• _DIRECTIONS_:
Omit all images, then return the remaining material exactly as it stands.

== SOURCE MATERIAL ==

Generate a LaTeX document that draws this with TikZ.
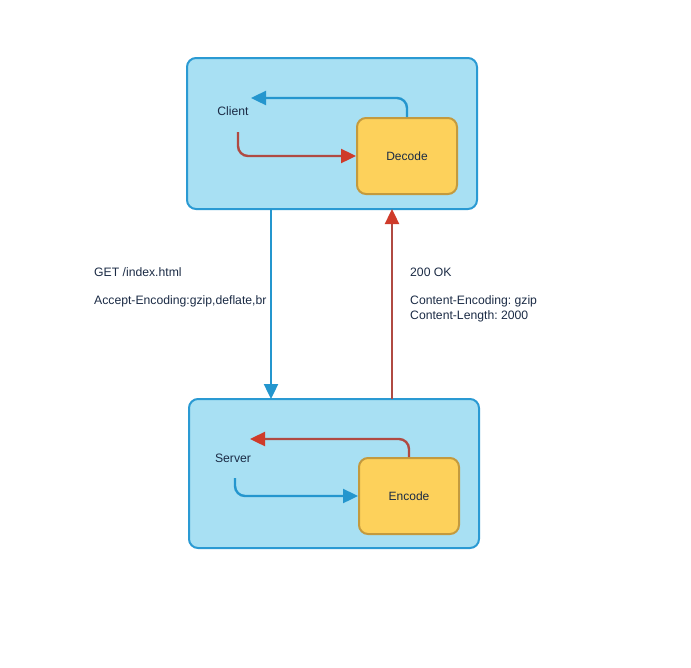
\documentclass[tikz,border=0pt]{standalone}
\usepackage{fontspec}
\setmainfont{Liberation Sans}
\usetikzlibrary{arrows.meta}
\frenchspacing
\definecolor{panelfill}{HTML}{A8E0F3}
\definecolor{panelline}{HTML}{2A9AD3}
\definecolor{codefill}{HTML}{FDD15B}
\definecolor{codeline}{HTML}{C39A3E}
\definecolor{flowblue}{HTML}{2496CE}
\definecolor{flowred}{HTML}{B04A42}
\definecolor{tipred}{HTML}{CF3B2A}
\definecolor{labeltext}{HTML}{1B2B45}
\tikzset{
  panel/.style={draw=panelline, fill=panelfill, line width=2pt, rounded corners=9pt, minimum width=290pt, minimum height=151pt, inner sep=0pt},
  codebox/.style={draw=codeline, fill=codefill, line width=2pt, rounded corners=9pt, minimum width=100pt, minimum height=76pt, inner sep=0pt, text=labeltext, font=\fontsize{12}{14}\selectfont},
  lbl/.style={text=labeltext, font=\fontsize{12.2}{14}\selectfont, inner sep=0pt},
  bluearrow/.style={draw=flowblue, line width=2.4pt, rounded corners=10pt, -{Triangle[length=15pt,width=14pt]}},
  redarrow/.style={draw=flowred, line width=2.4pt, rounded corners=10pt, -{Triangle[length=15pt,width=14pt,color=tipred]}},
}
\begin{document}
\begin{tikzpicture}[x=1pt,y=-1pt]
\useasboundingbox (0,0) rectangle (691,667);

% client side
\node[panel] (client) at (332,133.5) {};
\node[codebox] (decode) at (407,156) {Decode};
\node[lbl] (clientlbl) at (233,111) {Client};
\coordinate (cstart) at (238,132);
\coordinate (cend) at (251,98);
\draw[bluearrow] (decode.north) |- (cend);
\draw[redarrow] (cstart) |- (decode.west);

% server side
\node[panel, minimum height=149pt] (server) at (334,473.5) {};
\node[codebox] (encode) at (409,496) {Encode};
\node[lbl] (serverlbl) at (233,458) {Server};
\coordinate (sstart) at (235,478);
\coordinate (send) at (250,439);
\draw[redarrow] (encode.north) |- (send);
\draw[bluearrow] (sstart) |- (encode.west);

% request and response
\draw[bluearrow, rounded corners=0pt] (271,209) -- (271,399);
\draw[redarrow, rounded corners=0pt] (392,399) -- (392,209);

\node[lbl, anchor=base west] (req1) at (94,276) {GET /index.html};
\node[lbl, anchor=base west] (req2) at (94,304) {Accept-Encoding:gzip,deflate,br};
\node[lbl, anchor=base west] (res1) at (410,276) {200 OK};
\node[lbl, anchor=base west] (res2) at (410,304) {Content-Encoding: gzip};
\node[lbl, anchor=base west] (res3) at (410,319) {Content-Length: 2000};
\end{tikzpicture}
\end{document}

===

• _SOLUTION_:
Generate a LaTeX document that draws this with TikZ.
\documentclass[tikz,border=0pt]{standalone}
\usepackage{fontspec}
\setmainfont{Liberation Sans}
\usetikzlibrary{arrows.meta}
\frenchspacing
\definecolor{panelfill}{HTML}{A8E0F3}
\definecolor{panelline}{HTML}{2A9AD3}
\definecolor{codefill}{HTML}{FDD15B}
\definecolor{codeline}{HTML}{C39A3E}
\definecolor{flowblue}{HTML}{2496CE}
\definecolor{flowred}{HTML}{B04A42}
\definecolor{tipred}{HTML}{CF3B2A}
\definecolor{labeltext}{HTML}{1B2B45}
\tikzset{
  panel/.style={draw=panelline, fill=panelfill, line width=2pt, rounded corners=9pt, minimum width=290pt, minimum height=151pt, inner sep=0pt},
  codebox/.style={draw=codeline, fill=codefill, line width=2pt, rounded corners=9pt, minimum width=100pt, minimum height=76pt, inner sep=0pt, text=labeltext, font=\fontsize{12}{14}\selectfont},
  lbl/.style={text=labeltext, font=\fontsize{12.2}{14}\selectfont, inner sep=0pt},
  bluearrow/.style={draw=flowblue, line width=2.4pt, rounded corners=10pt, -{Triangle[length=15pt,width=14pt]}},
  redarrow/.style={draw=flowred, line width=2.4pt, rounded corners=10pt, -{Triangle[length=15pt,width=14pt,color=tipred]}},
}
\begin{document}
\begin{tikzpicture}[x=1pt,y=-1pt]
\useasboundingbox (0,0) rectangle (691,667);

% client side
\node[panel] (client) at (332,133.5) {};
\node[codebox] (decode) at (407,156) {Decode};
\node[lbl] (clientlbl) at (233,111) {Client};
\coordinate (cstart) at (238,132);
\coordinate (cend) at (251,98);
\draw[bluearrow] (decode.north) |- (cend);
\draw[redarrow] (cstart) |- (decode.west);

% server side
\node[panel, minimum height=149pt] (server) at (334,473.5) {};
\node[codebox] (encode) at (409,496) {Encode};
\node[lbl] (serverlbl) at (233,458) {Server};
\coordinate (sstart) at (235,478);
\coordinate (send) at (250,439);
\draw[redarrow] (encode.north) |- (send);
\draw[bluearrow] (sstart) |- (encode.west);

% request and response
\draw[bluearrow, rounded corners=0pt] (271,209) -- (271,399);
\draw[redarrow, rounded corners=0pt] (392,399) -- (392,209);

\node[lbl, anchor=base west] (req1) at (94,276) {GET /index.html};
\node[lbl, anchor=base west] (req2) at (94,304) {Accept-Encoding:gzip,deflate,br};
\node[lbl, anchor=base west] (res1) at (410,276) {200 OK};
\node[lbl, anchor=base west] (res2) at (410,304) {Content-Encoding: gzip};
\node[lbl, anchor=base west] (res3) at (410,319) {Content-Length: 2000};
\end{tikzpicture}
\end{document}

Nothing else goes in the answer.